Applications in Real-World Scenarios

The ability to calculate distances between points has widespread applications across various disciplines:

• Computer Graphics: Rendering 3D scenes, collision detection in games, and calculating distances between objects are all reliant on distance calculations.

• GPS Navigation: Determining the shortest route between two locations utilizes algorithms that rely on distance calculations between geographic points.

• Physics and Engineering: Calculating distances is essential in fields like trajectory analysis, structural mechanics, and electromagnetic field calculations.

• Geographic Information Systems (GIS): GIS software uses distance calculations extensively for tasks like spatial analysis, proximity analysis, and creating buffer zones.

Advanced Concepts and Extensions

This discussion has primarily focused on Euclidean distance, which is the "straight-line" distance between two points. However, other distance metrics exist, particularly relevant in fields like data science and machine learning:

• Manhattan Distance (L1 distance): Calculates distance as the sum of the absolute differences of their Cartesian coordinates. It's useful when movement is restricted to axes, like on a city grid.

• Chebyshev Distance (L∞ distance): Calculates distance as the maximum absolute difference between their Cartesian coordinates.

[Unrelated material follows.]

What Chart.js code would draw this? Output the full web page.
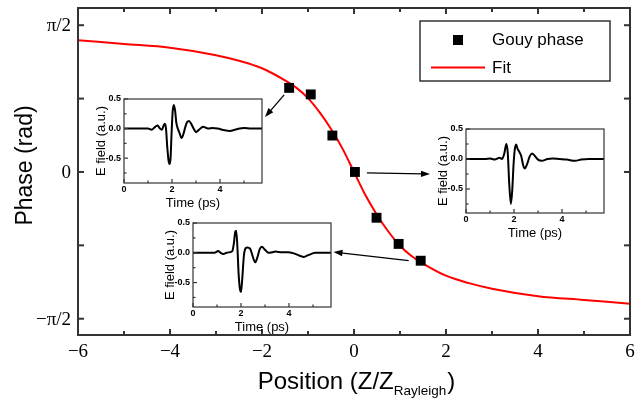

• Minkowski Distance: A generalization of Euclidean, Manhattan, and Chebyshev distances.

Conclusion

Calculating the distance between two points is a fundamental concept with broad applicability. While the distance formula provides a straightforward method in Cartesian coordinates, understanding its derivation and applications in other coordinate systems provides a deeper understanding of this fundamental concept. Whether you're a student tackling geometry problems or a professional working in a field that utilizes spatial data, mastering distance calculations is essential. This comprehensive guide has provided you with the tools and knowledge to confidently tackle various distance calculations and appreciate their significance across diverse fields.